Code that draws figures
━━━

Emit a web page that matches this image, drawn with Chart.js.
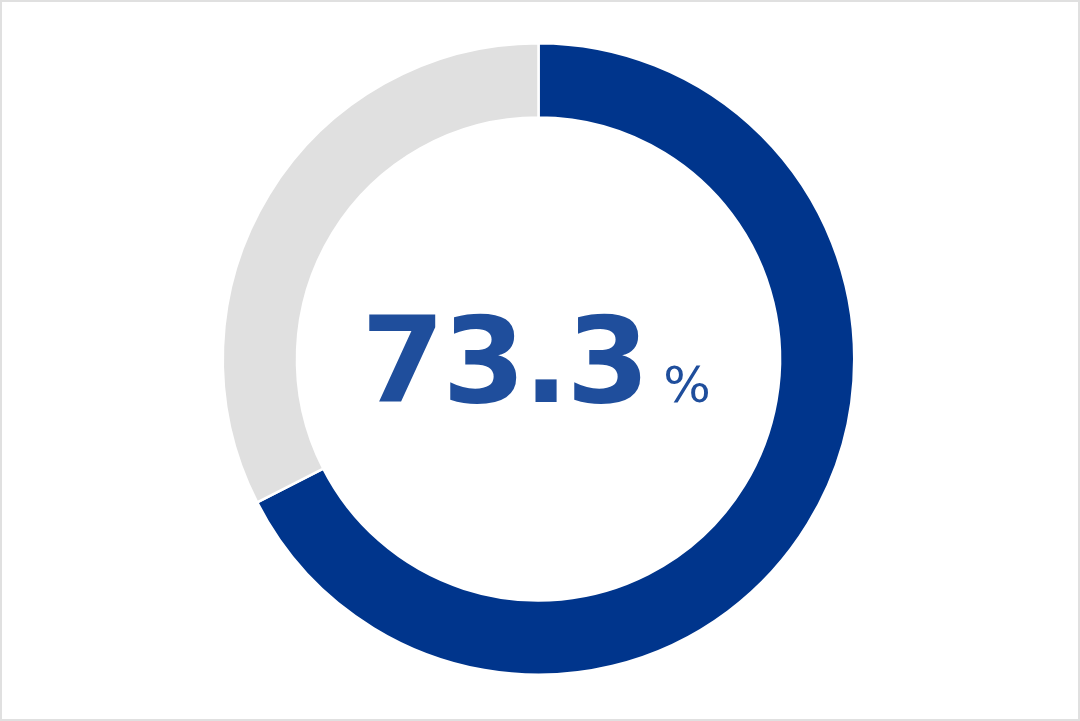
<!DOCTYPE html>
<html>
<head>
<meta charset="utf-8">
<script src="https://cdn.jsdelivr.net/npm/chart.js@4.4.1/dist/chart.umd.min.js"></script>
<style>
  html, body { margin: 0; padding: 0; background: #fff; }
  .frame {
    position: relative;
    width: 1076px;
    height: 717px;
    border: 2px solid #e0e0e0;
  }
  #rateChart { display: block; }
  .center-label {
    position: absolute;
    left: 0;
    right: 8px;
    top: 299px;
    text-align: center;
    font-family: "DejaVu Sans", sans-serif;
    color: #1f4e9c;
    line-height: 120px;
    white-space: nowrap;
  }
  .center-label .num { font-size: 120px; font-weight: bold; letter-spacing: -2.5px; }
  .center-label .unit { font-size: 50px; margin-left: 16px; }
</style>
</head>
<body>
<div class="frame">
  <canvas id="rateChart" width="1076" height="717"></canvas>
  <div class="center-label"><span class="num">73.3</span><span class="unit">%</span></div>
</div>
<script>
const labels = ["Rate", "Rest"];
const values = [67.5, 32.5];
const colors = ["#00358c", "#e0e0e0"];

window.addEventListener("DOMContentLoaded", () => {
  const canvas = document.getElementById("rateChart");

  new Chart(canvas, {
    type: "doughnut",
    data: {
      labels: labels,
      datasets: [
        {
          data: values,
          backgroundColor: colors,
          borderColor: "#ffffff",
          borderWidth: 2.5,
          hoverOffset: 0
        }
      ]
    },
    options: {
      responsive: false,
      animation: false,
      cutout: "76.5%",
      rotation: 0,
      layout: { padding: { top: 40, bottom: 43, left: 0, right: 3 } },
      plugins: { legend: { display: false }, tooltip: { enabled: false } }
    }
  });
});
</script>
</body>
</html>
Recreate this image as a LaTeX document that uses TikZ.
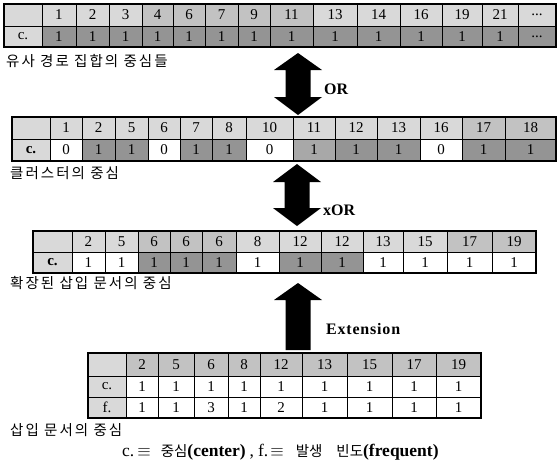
\documentclass[tikz,border=0pt]{standalone}
\usepackage{fontspec}
\setmainfont{Liberation Serif}
\newfontfamily\kr[LetterSpace=14]{Noto Sans CJK KR}
\newfontfamily\krn{Noto Sans CJK KR}
\definecolor{lite}{gray}{0.85}
\definecolor{midg}{gray}{0.76}
\definecolor{dark}{gray}{0.58}
\definecolor{dark2}{gray}{0.66}
\newcommand\tdots{...}
\tikzset{
  cellbox/.style={draw=black, line width=0.8pt, inner sep=0pt, outer sep=0pt,
    font=\fontsize{15}{15}\selectfont},
  outerbox/.style={draw=black, line width=1.3pt},
  tlabel/.style={anchor=west, inner sep=0pt, font=\fontsize{14.5}{14.5}\selectfont\kr},
  oplabel/.style={anchor=west, inner sep=0pt, font=\fontsize{16}{16}\selectfont\bfseries},
  blockarrow/.style={fill=black, draw=none}
}
\newcommand\tcell[7]{%
  \node[cellbox, fill=#6, minimum width={#3-#2}, minimum height={#5-#4}]
    (#1) at ({(#2+#3)/2},{(#4+#5)/2}) {#7};}
\newcommand\trow[4]{%
  \foreach \xa/\xb/\fc/\tx [count=\i] in {#4} {\tcell{#1\i}{\xa}{\xb}{#2}{#3}{\fc}{\tx}}}
\begin{document}
\begin{tikzpicture}[x=1pt,y=-1pt]
\useasboundingbox (0,0) rectangle (558,467);
\fill[white] (0,0) rectangle (558,467);

% ---------- Table 1 ----------
\trow{ah}{4}{26}{4/42/lite/{},42/76/lite/1,76/109/lite/2,109/142/lite/3,142/173/midg/4,173/205/midg/6,205/238/midg/7,238/270/midg/9,270/313/midg/11,313/357/lite/13,357/400/lite/14,400/442/lite/16,442/482/lite/19,482/518/lite/21,518/556/lite/\tdots}
\trow{ac}{26}{47}{4/42/lite/c.,42/76/dark/1,76/109/dark/1,109/142/dark/1,142/173/dark/1,173/205/dark/1,205/238/dark/1,238/270/dark/1,270/313/dark/1,313/357/dark/1,357/400/dark/1,400/442/dark/1,442/482/dark/1,482/518/dark/1,518/556/dark/\tdots}
\draw[outerbox] (ah1.north west) rectangle (ac15.south east);
\node[tlabel] (l1) at (6,61) {유사 경로 집합의 중심들};

% OR arrow
\fill[blockarrow] (298,53) -- (322,70) -- (310.5,70) -- (310.5,97) -- (322,97) -- (298,115)
  -- (274,97) -- (285.5,97) -- (285.5,70) -- (274,70) -- cycle;
\node[oplabel] (op1) at (324,89) {OR};

% ---------- Table 2 ----------
\trow{bh}{117}{139}{12/50/lite/{},50/82/lite/1,82/115/lite/2,115/148/lite/5,148/180/lite/6,180/212/lite/7,212/246/lite/8,246/293/lite/10,293/335/lite/11,335/377/lite/12,377/420/lite/13,420/462/lite/16,462/505/midg/17,505/556/midg/18}
\trow{bc}{139}{161}{12/50/lite/\textbf{c.},50/82/white/0,82/115/dark/1,115/148/dark/1,148/180/white/0,180/212/dark/1,212/246/dark/1,246/293/white/0,293/335/dark2/1,335/377/dark/1,377/420/dark/1,420/462/white/0,462/505/dark/1,505/556/dark/1}
\draw[outerbox] (bh1.north west) rectangle (bc14.south east);
\node[tlabel] (l2) at (10,173) {클러스터의 중심};

% xOR arrow
\fill[blockarrow] (297,164) -- (321,182) -- (309.5,182) -- (309.5,208) -- (321,208) -- (297,226)
  -- (273,208) -- (284.5,208) -- (284.5,182) -- (273,182) -- cycle;
\node[oplabel] (op2) at (323,210) {xOR};

% ---------- Table 3 ----------
\trow{ch}{231}{252}{33/72/lite/{},72/105/lite/2,105/138/lite/5,138/170/midg/6,170/202/midg/6,202/236/midg/6,236/279/lite/8,279/321/lite/12,321/363/lite/12,363/403/lite/13,403/447/lite/15,447/492/midg/17,492/536/midg/19}
\trow{cc}{252}{273}{33/72/lite/\textbf{c.},72/105/white/1,105/138/white/1,138/170/dark/1,170/202/dark/1,202/236/dark/1,236/279/white/1,279/321/dark/1,321/363/dark/1,363/403/white/1,403/447/white/1,447/492/white/1,492/536/white/1}
\draw[outerbox] (ch1.north west) rectangle (cc13.south east);
\node[tlabel] (l3) at (10,283) {확장된 삽입 문서의 중심};

% Extension arrow
\fill[blockarrow] (298,283) -- (322,300) -- (310.5,300) -- (310.5,350) -- (285.5,350)
  -- (285.5,300) -- (274,300) -- cycle;
\node[oplabel, font=\fontsize{16}{16}\selectfont\bfseries\addfontfeatures{LetterSpace=5}] (op3) at (326,329) {Extension};

% ---------- Table 4 ----------
\trow{dh}{353}{376}{88/126/lite/{},126/158/midg/2,158/194/midg/5,194/228/midg/6,228/260/midg/8,260/302/midg/12,302/347/midg/13,347/392/midg/15,392/436/midg/17,436/481/midg/19}
\trow{dc}{376}{397}{88/126/lite/c.,126/158/white/1,158/194/white/1,194/228/white/1,228/260/white/1,260/302/white/1,302/347/white/1,347/392/white/1,392/436/white/1,436/481/white/1}
\trow{df}{397}{418}{88/126/lite/f.,126/158/white/1,158/194/white/1,194/228/white/3,228/260/white/1,260/302/white/2,302/347/white/1,347/392/white/1,392/436/white/1,436/481/white/1}
\draw[outerbox] (dh1.north west) rectangle (df10.south east);
\node[tlabel] (l4) at (10,430) {삽입 문서의 중심};

% legend
\node[anchor=west, inner sep=0pt, font=\fontsize{17.5}{17.5}\selectfont] (leg) at (122,452)
  {c.\hspace{3pt}$\equiv$\hspace{10pt}{\krn\fontsize{14.5}{14.5}\selectfont 중심}\textbf{(center)}\hspace{4pt},\hspace{4pt}f.\hspace{2pt}$\equiv$\hspace{12pt}{\krn\fontsize{14.5}{14.5}\selectfont 발생\hspace{14pt}빈도}\textbf{(frequent)}};
\end{tikzpicture}
\end{document}
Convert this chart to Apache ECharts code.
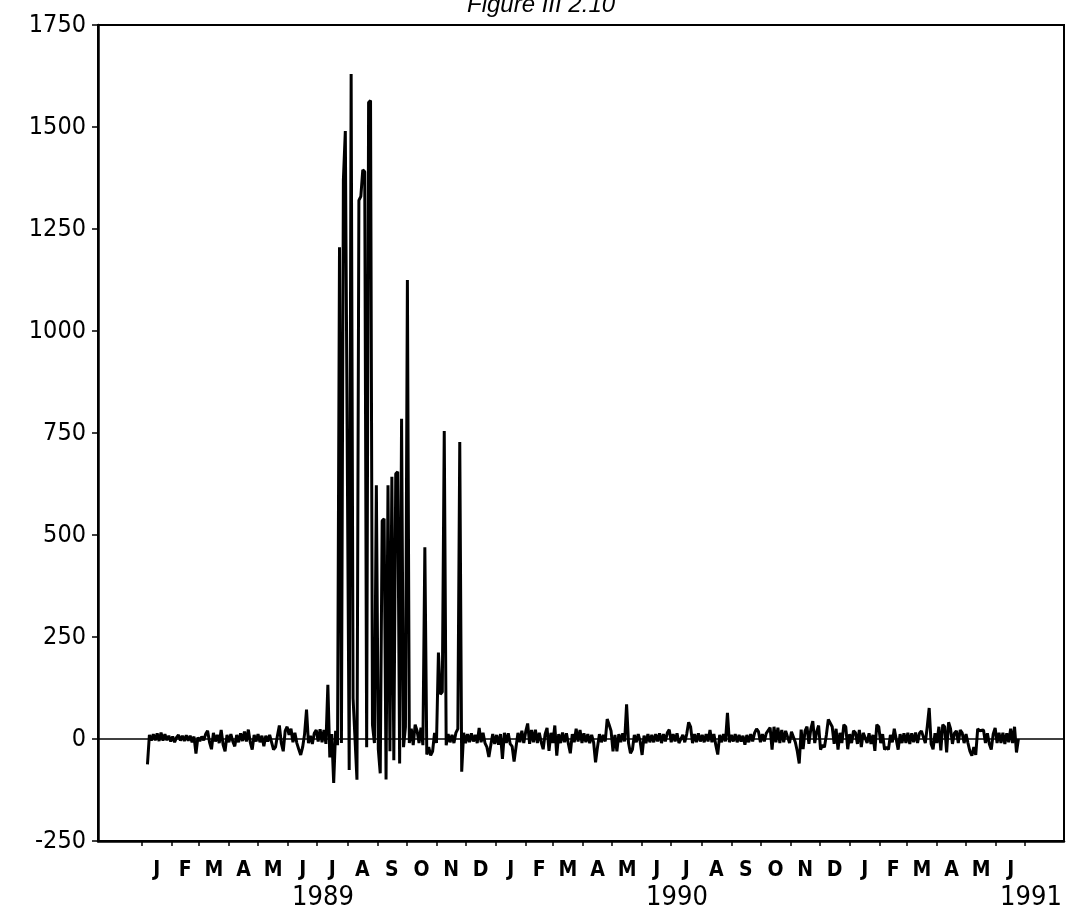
<!DOCTYPE html>
<html>
<head>
<meta charset="utf-8">
<script src="https://cdn.jsdelivr.net/npm/echarts@6/dist/echarts.min.js"></script>
<style>
  html, body { margin: 0; padding: 0; background: #fff; }
  #chart { width: 1067px; height: 915px; }
</style>
</head>
<body>
<div id="chart"></div>
<script>
// Daily series, sampled every other day, starting 7 Jan 1989.
const titleText = 'Figure III 2.10';
const seriesStart = [1989, 0, 7];
const stepDays = 2;
const axisStart = [1988, 10, 17];
const axisEnd = [1991, 7, 10];
const yMin = -250, yMax = 1750, yStep = 250;
const monthLetters = ['J', 'F', 'M', 'A', 'M', 'J', 'J', 'A', 'S', 'O', 'N', 'D'];
const firstLabelledMonth = [1989, 0];
const labelledMonthCount = 30;
const yearLabels = [1989, 1990, 1991];
const yearLabelDay = [6, 7]; // year names sit under early July

const values = [
  -62, 10, -4, 12, -3, 14, -5, 16, -4, 12,
  -3, 8, -6, 6, -8, 4, 10, -4, 8, -5,
  9, -4, 8, -8, 6, -36, 4, -5, 6, -3,
  12, 20, -8, -25, 15, -6, 10, -10, 22, -14,
  -30, 10, -8, 12, -6, -18, 10, -8, 14, -5,
  18, -6, 23, -8, -26, 10, -6, 12, -8, 8,
  -18, 8, -6, 10, -8, -26, -20, 8, 33, -10,
  -30, 20, 30, 10, 25, -8, 15, -10, -25, -39,
  -20, 12, 72, -10, 8, -12, 14, 22, -6, 24,
  -8, 22, -12, 133, -45, 12, -108, 20, -15, 1205,
  -10, 1370, 1490, 1490, -76, 1630, 100, 100, -100, 1320,
  1330, 1395, 1390, -20, 1560, 1565, 35, -10, 622, -25,
  -84, 535, 540, -99, 622, -30, 643, -52, 650, 655,
  -60, 785, -20, 30, 1125, -10, 25, -15, 35, 20,
  -10, 28, -15, 470, -38, -20, -40, -30, 15, -10,
  212, 110, 115, 755, -15, 12, -8, 10, -10, 15,
  25, 728, -80, 15, -10, 12, -8, 14, -6, 10,
  -10, 27, -8, 15, -10, -20, -44, -15, 12, -12,
  10, -14, 12, -49, 15, -10, 14, -12, -18, -55,
  -20, 15, -8, 20, -10, 18, 38, -12, 22, -8,
  23, -10, 15, -8, -25, 12, 27, -29, 15, -10,
  33, -41, 12, -10, 16, -8, 14, -12, -35, 12,
  -8, 25, -6, 22, -10, 14, -8, 12, -10, 10,
  -8, -57, -20, 12, -8, 10, -6, 49, 35, 20,
  -30, 10, -30, 12, -8, 14, -6, 85, -10, -35,
  -26, 10, -8, 12, -6, -39, 8, -10, 12, -8,
  10, -8, 12, -6, 14, -10, 12, -6, 15, 23,
  -8, 12, -6, 14, -10, -14, 10, -8, 12, 41,
  30, -10, 12, -8, 14, -6, 10, -8, 12, -6,
  22, -8, 12, -15, -38, 10, -8, 12, -6, 64,
  -8, 10, -6, 12, -8, 10, -6, 8, -14, 10,
  -8, 12, -6, 15, 25, 18, -8, 12, -6, 14,
  12, 28, -26, 30, -8, 28, -10, 22, -8, 20,
  20, -10, 18, 20, -8, -30, -60, 23, -25, 20,
  30, -12, 25, 44, -10, 18, 33, -26, -15, -20,
  10, 48, 45, 30, -12, 25, -26, 15, -10, 35,
  30, -25, 12, -10, 20, 15, -12, 22, -20, 15,
  18, -10, 14, -12, 10, -29, 35, 30, -10, 12,
  -26, -20, -26, 10, -8, 25, 22, -26, 12, -10,
  14, -10, 15, -12, 14, -8, 16, -10, 14, 20,
  22, -10, 30, 76, -12, -25, 14, -10, 30, -28,
  35, 30, -33, 41, 25, -12, 14, 20, -10, 22,
  15, -10, 12, -10, -30, -41, -20, -39, 25, 20,
  18, 22, -10, 14, -12, -26, 12, 27, -10, 15,
  -10, 15, -12, 14, -8, 25, -10, 30, -33, 0
];

// x is counted in days from 1 Jan 1989
const DAY = 86400000;
const EPOCH = Date.UTC(1989, 0, 1);
const dayOf = (y, m, d) => (Date.UTC(y, m, d) - EPOCH) / DAY;

const startDay = dayOf(...seriesStart);
const points = values.map((v, i) => [startDay + i * stepDays, v]);

const monthStarts = [];
const monthCenters = [];
const centerLetter = new Map();
for (let k = 0; k < labelledMonthCount; k++) {
  const y = firstLabelledMonth[0] + Math.floor((firstLabelledMonth[1] + k) / 12);
  const m = (firstLabelledMonth[1] + k) % 12;
  const s = dayOf(y, m, 1);
  const e = dayOf(y, m + 1, 1);
  monthStarts.push(s);
  const c = (s + e) / 2;
  monthCenters.push(c);
  centerLetter.set(c, monthLetters[m]);
}
monthStarts.push(dayOf(firstLabelledMonth[0], firstLabelledMonth[1] + labelledMonthCount, 1));

const yearCenters = yearLabels.map(y => dayOf(y, yearLabelDay[0], yearLabelDay[1]));
const yearOf = new Map(yearCenters.map((c, i) => [c, String(yearLabels[i])]));

const xMin = dayOf(...axisStart);
const xMax = dayOf(...axisEnd);

const narrow = "'Liberation Sans Narrow', 'Arial Narrow', 'DejaVu Sans Condensed', sans-serif";

const chart = echarts.init(document.getElementById('chart'), null, { renderer: 'canvas' });
chart.setOption({
  animation: false,
  backgroundColor: '#fff',
  title: {
    text: titleText,
    left: 462,
    top: -12,
    textStyle: {
      fontFamily: "'Liberation Sans', Arial, sans-serif",
      fontStyle: 'italic',
      fontWeight: 'normal',
      fontSize: 24,
      color: '#000'
    }
  },
  grid: {
    left: 98, right: 3, top: 25, bottom: 74,
    show: true, borderColor: '#000', borderWidth: 2,
    containLabel: false
  },
  xAxis: [
    {
      type: 'value',
      min: xMin, max: xMax,
      splitLine: { show: false },
      axisLine: { show: true, onZero: false, lineStyle: { color: '#000', width: 2.5 } },
      axisTick: { show: true, customValues: monthStarts, length: 5, lineStyle: { color: '#000', width: 1.5 } },
      axisLabel: {
        show: true,
        customValues: monthCenters,
        formatter: v => centerLetter.get(v) || '',
        fontFamily: narrow,
        fontWeight: 'bold',
        fontSize: 21,
        color: '#000',
        margin: 19
      }
    },
    {
      type: 'value',
      position: 'bottom',
      min: xMin, max: xMax,
      splitLine: { show: false },
      axisLine: { show: false, onZero: false },
      axisTick: { show: false },
      axisLabel: {
        show: true,
        customValues: yearCenters,
        formatter: v => yearOf.get(v) || '',
        fontFamily: narrow,
        fontSize: 27,
        color: '#000',
        margin: 43
      }
    }
  ],
  yAxis: {
    type: 'value',
    min: yMin, max: yMax, interval: yStep,
    splitLine: { show: false },
    axisLine: { show: true, onZero: false, lineStyle: { color: '#000', width: 2.5 } },
    axisTick: { show: true, length: 6, lineStyle: { color: '#000', width: 1.5 } },
    axisLabel: {
      formatter: v => String(v),
      fontFamily: narrow,
      fontSize: 25,
      color: '#000',
      margin: 12
    }
  },
  series: [
    {
      type: 'line',
      data: points,
      xAxisIndex: 0,
      yAxisIndex: 0,
      showSymbol: false,
      symbol: 'none',
      sampling: null,
      lineStyle: { color: '#000', width: 3 },
      markLine: {
        silent: true,
        symbol: ['none', 'none'],
        label: { show: false },
        lineStyle: { color: '#000', width: 1.5, type: 'solid' },
        data: [{ yAxis: 0 }]
      }
    }
  ]
});
</script>
</body>
</html>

━━━

* [Directions]
Copy the listing above exactly, but only from the line with "Convert this chart to Apache ECharts code." through the line with "const yearLabelDay = [6, 7];", including those two lines and excluding any picture.

* [Worked answer]
Convert this chart to Apache ECharts code.
<!DOCTYPE html>
<html>
<head>
<meta charset="utf-8">
<script src="https://cdn.jsdelivr.net/npm/echarts@6/dist/echarts.min.js"></script>
<style>
  html, body { margin: 0; padding: 0; background: #fff; }
  #chart { width: 1067px; height: 915px; }
</style>
</head>
<body>
<div id="chart"></div>
<script>
// Daily series, sampled every other day, starting 7 Jan 1989.
const titleText = 'Figure III 2.10';
const seriesStart = [1989, 0, 7];
const stepDays = 2;
const axisStart = [1988, 10, 17];
const axisEnd = [1991, 7, 10];
const yMin = -250, yMax = 1750, yStep = 250;
const monthLetters = ['J', 'F', 'M', 'A', 'M', 'J', 'J', 'A', 'S', 'O', 'N', 'D'];
const firstLabelledMonth = [1989, 0];
const labelledMonthCount = 30;
const yearLabels = [1989, 1990, 1991];
const yearLabelDay = [6, 7]; // year names sit under early July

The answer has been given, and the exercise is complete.